Unlike most of the United States, there is no definitive “tick season” in Florida because of the comfortable year-round climate. Ticks are active and breed at all times of year, so infestation, tick bites, and tick-borne diseases are all tick dangers that can occur at any time. Being able to identify ticks and being aware of common tick behaviors can help residents to avoid tick dangers.
Types of Florida Ticks
There are three main types of ticks that are common in Florida, the American dog tick, the brown dog tick, and the deer tick. All three types are brown before engorging, or taking a blood meal. After a blood meal all three ticks become grey and swollen. Brown dog ticks are identifiable by the reddish-brown cast of their exoskeletons and are more likely to infest homes, as they are the only one of the three types that can carry out the life cycle entirely indoors. Deer ticks are most commonly associated with certain tick diseases and are identifiable by their black legs.
Ticks “quest” to find hosts, a behavior that is carried out by holding onto vegetation or other objects with the rear legs and extending the front legs out to latch onto prey. Tick larvae typically feed on smaller prey animals, such as birds, while nymphs and adults feed on larger prey animals such as deer and dogs.
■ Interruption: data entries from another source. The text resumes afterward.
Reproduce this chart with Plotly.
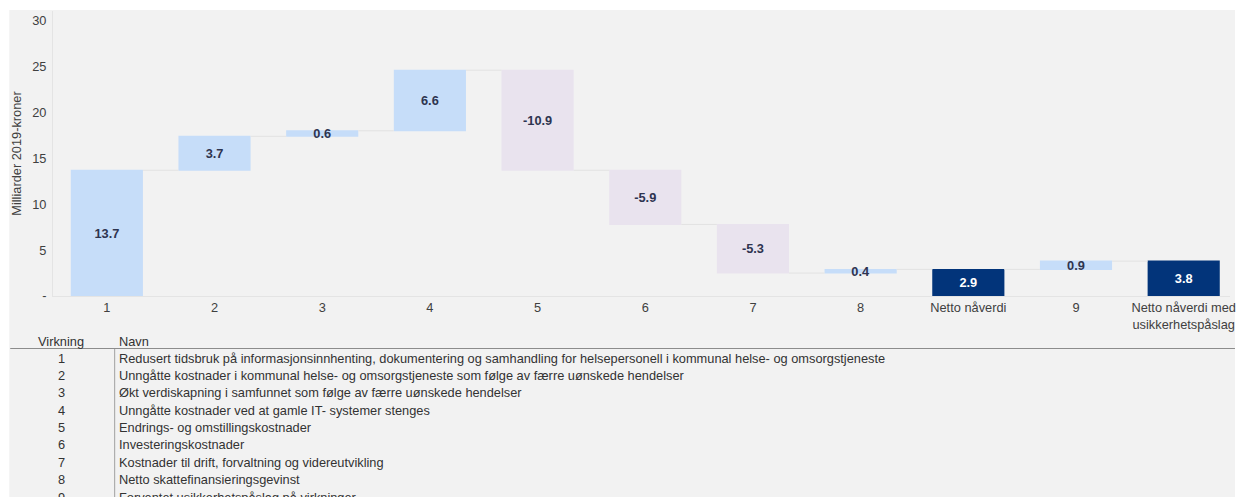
import plotly.graph_objects as go

# ---- data ----
categories = ["1", "2", "3", "4", "5", "6", "7", "8", "Netto nåverdi", "9",
              "Netto nåverdi med<br>usikkerhetspåslag"]
values = [13.7, 3.7, 0.6, 6.6, -10.9, -5.9, -5.3, 0.4, 2.9, 0.9, 3.8]
measures = ["relative"] * 8 + ["total", "relative", "total"]
value_labels = ["13.7", "3.7", "0.6", "6.6", "-10.9", "-5.9", "-5.3", "0.4", "2.9", "0.9", "3.8"]

y_tickvals = [0, 5, 10, 15, 20, 25, 30]
y_ticktext = ["-", "5", "10", "15", "20", "25", "30"]

table_ids = ["1", "2", "3", "4", "5", "6", "7", "8", "9"]
table_names = [
    "Redusert tidsbruk på informasjonsinnhenting, dokumentering og samhandling for helsepersonell i kommunal helse- og omsorgstjeneste",
    "Unngåtte kostnader i kommunal helse- og omsorgstjeneste som følge av færre uønskede hendelser",
    "Økt verdiskapning i samfunnet som følge av færre uønskede hendelser",
    "Unngåtte kostnader ved at gamle IT- systemer stenges",
    "Endrings- og omstillingskostnader",
    "Investeringskostnader",
    "Kostnader til drift, forvaltning og videreutvikling",
    "Netto skattefinansieringsgevinst",
    "Forventet usikkerhetspåslag på virkninger",
]

# ---- style / layout constants ----
W, H = 1236, 497
PLOT_L, PLOT_T, PLOT_B = 53, 11, 296
FONT = "Liberation Sans, Arial, sans-serif"
FS = 12.8
BG = "#f2f2f2"
INC = "#c6ddf9"
DEC = "#e9e3ee"
TOT = "#02347a"

def px_x(px):
    return (px - PLOT_L) / (W - PLOT_L)

def px_y(py):
    return (PLOT_B - py) / (PLOT_B - PLOT_T)

label_colors = ["#ffffff" if m == "total" else "#2e3450" for m in measures]

fig = go.Figure()
fig.add_trace(go.Waterfall(
    x=categories,
    y=values,
    measure=measures,
    text=value_labels,
    textposition="inside",
    insidetextanchor="middle",
    constraintext="none",
    textangle=0,
    textfont=dict(family=FONT, size=FS, color=label_colors, weight="bold"),
    increasing=dict(marker=dict(color=INC)),
    decreasing=dict(marker=dict(color=DEC)),
    totals=dict(marker=dict(color=TOT)),
    connector=dict(line=dict(color="#e2e2e2", width=1)),
    width=0.67,
    cliponaxis=False,
    hoverinfo="skip",
))

annotations = []
shapes = []

# background panel (white strip at top and left like the reference)
shapes.append(dict(type="rect", xref="paper", yref="paper", layer="below",
                   x0=px_x(9), x1=px_x(W + 5), y0=px_y(H + 5), y1=px_y(10),
                   fillcolor=BG, line=dict(width=0)))

# table header
annotations.append(dict(text="Virkning", xref="paper", yref="paper",
                        x=px_x(61), y=px_y(341), xanchor="center", yanchor="middle",
                        showarrow=False, font=dict(family=FONT, size=FS, color="#333333")))
annotations.append(dict(text="Navn", xref="paper", yref="paper",
                        x=px_x(117), y=px_y(341), xanchor="left", yanchor="middle",
                        showarrow=False, font=dict(family=FONT, size=FS, color="#333333")))
shapes.append(dict(type="line", xref="paper", yref="paper",
                   x0=px_x(10), x1=px_x(W + 5), y0=px_y(348.5), y1=px_y(348.5),
                   line=dict(color="#8c8c8c", width=1.2)))
shapes.append(dict(type="line", xref="paper", yref="paper",
                   x0=px_x(115), x1=px_x(115), y0=px_y(349), y1=px_y(H + 5),
                   line=dict(color="#a0a0a0", width=1)))

row0, row_step = 358, 17.4
for i, (rid, name) in enumerate(zip(table_ids, table_names)):
    yy = px_y(row0 + i * row_step)
    annotations.append(dict(text=rid, xref="paper", yref="paper",
                            x=px_x(62), y=yy, xanchor="center", yanchor="middle",
                            showarrow=False, font=dict(family=FONT, size=FS, color="#333333")))
    annotations.append(dict(text=name, xref="paper", yref="paper",
                            x=px_x(117), y=yy, xanchor="left", yanchor="middle",
                            showarrow=False, font=dict(family=FONT, size=FS, color="#333333")))

fig.update_layout(
    width=W, height=H,
    margin=dict(l=PLOT_L, r=0, t=PLOT_T, b=H - PLOT_B, pad=0),
    paper_bgcolor="#ffffff",
    plot_bgcolor=BG,
    showlegend=False,
    font=dict(family=FONT, size=FS, color="#404040"),
    annotations=annotations,
    shapes=shapes,
    xaxis=dict(
        type="category",
        range=[-0.5, 10.43],
        showgrid=False, zeroline=False,
        showline=True, linecolor="#e4e4e4", linewidth=1,
        ticks="", tickfont=dict(family=FONT, size=FS, color="#404040"),
        fixedrange=True,
    ),
    yaxis=dict(
        range=[0, 31.05],
        tickvals=y_tickvals, ticktext=y_ticktext,
        showgrid=False, zeroline=False,
        showline=True, linecolor="#e4e4e4", linewidth=1,
        ticks="", ticklabelstandoff=3,
        tickfont=dict(family=FONT, size=FS, color="#404040"),
        title=dict(text="Milliarder 2019-kroner", standoff=7,
                   font=dict(family=FONT, size=FS, color="#404040")),
        fixedrange=True,
    ),
)

fig.write_html("out.html")
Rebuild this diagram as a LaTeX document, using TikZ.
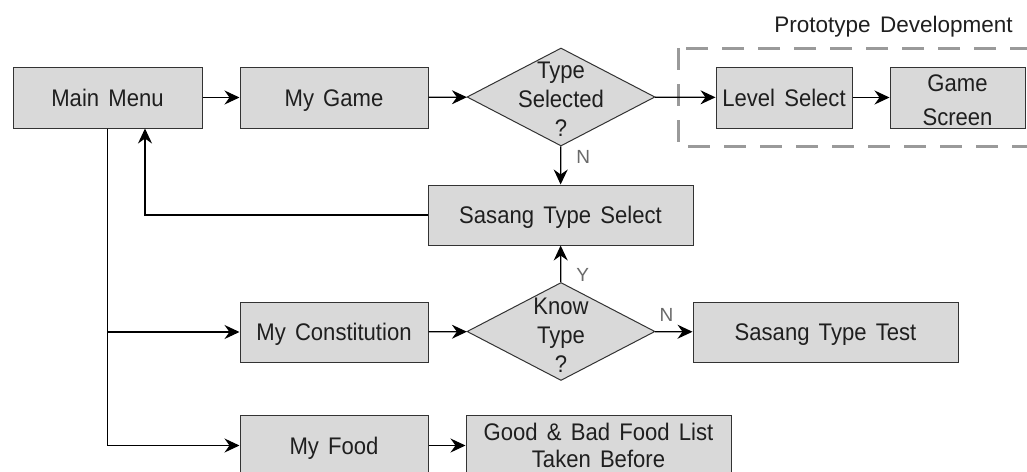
\documentclass[tikz,border=0pt]{standalone}
\usepackage{fontspec}
\setmainfont{Liberation Sans}[WordSpace=1.5,FakeStretch=0.92]
\newfontfamily\plainsans{Liberation Sans}[WordSpace=1.5]
\usetikzlibrary{shapes.geometric,arrows.meta}
\definecolor{boxfill}{HTML}{D9D9D9}
\definecolor{boxline}{HTML}{333333}
\definecolor{lblgray}{HTML}{6A6A6A}
\definecolor{dashgray}{HTML}{9A9A9A}
\begin{document}
\begin{tikzpicture}[x=1pt,y=-1pt,
  shell/.style={draw=boxline,fill=boxfill,line width=1pt,inner sep=0pt,text=black!88},
  box/.style={shell,font=\fontsize{24}{28}\selectfont,text height=17.5pt,text depth=0pt},
  mbox/.style={shell,align=center},
  dec/.style={diamond,draw=boxline,fill=boxfill,line width=1pt,inner sep=0pt,
    minimum width=188pt,minimum height=98pt},
  dtext/.style={align=center,inner sep=0pt,font=\fontsize{24}{29}\selectfont,text=black!88},
  conn/.style={line width=1.2pt,-{Stealth[length=15pt,width=14pt,inset=5pt]}},
  yn/.style={text=lblgray,font=\plainsans\fontsize{19}{19}\selectfont,inner sep=0pt},
]
\clip (0,0) rectangle (1027,471);
\fill[white] (0,0) rectangle (1027,471);
% dashed group frame
\draw[dashgray,line width=3pt,dash pattern=on 22pt off 14pt] (678,48) rectangle (1045,146);
\node[font=\plainsans\fontsize{22.5}{27}\selectfont,inner sep=0pt,text=black!88] (pd) at (893.5,27) {Prototype Development};
% nodes
\node[box,minimum width=189pt,minimum height=61pt] (mm) at (107.5,97.5) {Main Menu};
\node[box,minimum width=188pt,minimum height=61pt] (mg) at (334,97.5) {My Game};
\node[dec,label={[dtext,yshift=-2.5pt]center:Type\\Selected\\?}] (ts) at (561,97) {};
\node[box,minimum width=136pt,minimum height=61pt] (ls) at (784,97.5) {Level Select};
\node[mbox,minimum width=135pt,minimum height=61pt,
  label={[dtext,font=\fontsize{24}{34}\selectfont,yshift=-2.5pt]center:Game\\Screen}] (gs) at (957.5,97.5) {};
\node[box,minimum width=265pt,minimum height=60pt] (sts) at (560.5,215) {Sasang Type Select};
\node[dec,label={[dtext,yshift=-3.5pt]center:Know\\Type\\?}] (kt) at (561,331.5) {};
\node[box,minimum width=188pt,minimum height=60pt] (mc) at (334,332) {My Constitution};
\node[box,minimum width=265pt,minimum height=60pt] (stt) at (825.5,332) {Sasang Type Test};
\node[box,minimum width=188pt,minimum height=61pt] (mf) at (334,445.5) {My Food};
\node[mbox,minimum width=265pt,minimum height=61pt,
  label={[dtext,font=\fontsize{24}{27}\selectfont,yshift=0pt]center:Good \& Bad Food List\\Taken Before}] (gb) at (598.5,445.5) {};
% connectors
\draw[conn] (mm) -- (mg);
\draw[conn] (mg) -- (ts);
\draw[conn] (ts) -- (ls);
\draw[conn] (ls) -- (gs);
\draw[conn] (ts) -- node[yn,pos=0.28,right=15pt] {N} (sts);
\draw[conn] (kt) -- node[yn,pos=0.2,right=15pt] {Y} (sts);
\draw[conn] (sts.west) -| ([xshift=37.5pt]mm.south);
\draw[conn] (mm.south) |- (mc.west);
\draw[conn] (mm.south) |- (mf.west);
\draw[conn] (mc) -- (kt);
\draw[conn] (kt) -- node[yn,pos=0.3,above=10pt] {N} (stt);
\draw[conn] (mf) -- (gb);
\end{tikzpicture}
\end{document}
After feeding, ticks drop off of host animals. Female adults will then lay eggs, ticks in other life stages will move through the next stage of the life cycle after feeding.
Removing ticks can be tricky, as ticks embed under the skin to feed. Ticks should never be removed using harsh chemicals or flames, as the ticks may become startled and regurgitate the stomach contents into the host’s bloodstream. Ticks should be removed by holding tweezers as close to the skin as possible and pinching, then pulling upward. If necessary, it may help to twist while pulling the tick from the skin in order to dislodge the mouth parts. It is important to remove all parts of the tick from the bite site.
Although not as common in Florida as in some of the Northeastern states, deer ticks have been known to carry Lyme disease. Deer ticks in Florida have also been known to cause Babesiosis. Babesiosis occurs when ticks inject hosts with parasites that attack red blood cells, causing nausea, fever, and even blood pressure and organ complications in hosts with weakened immune systems. If not removed quickly enough, or if mouth parts are left in the site of a tick bite, infections can occur. Tick bite may also cause skin irritation, anemia, and fever in dogs.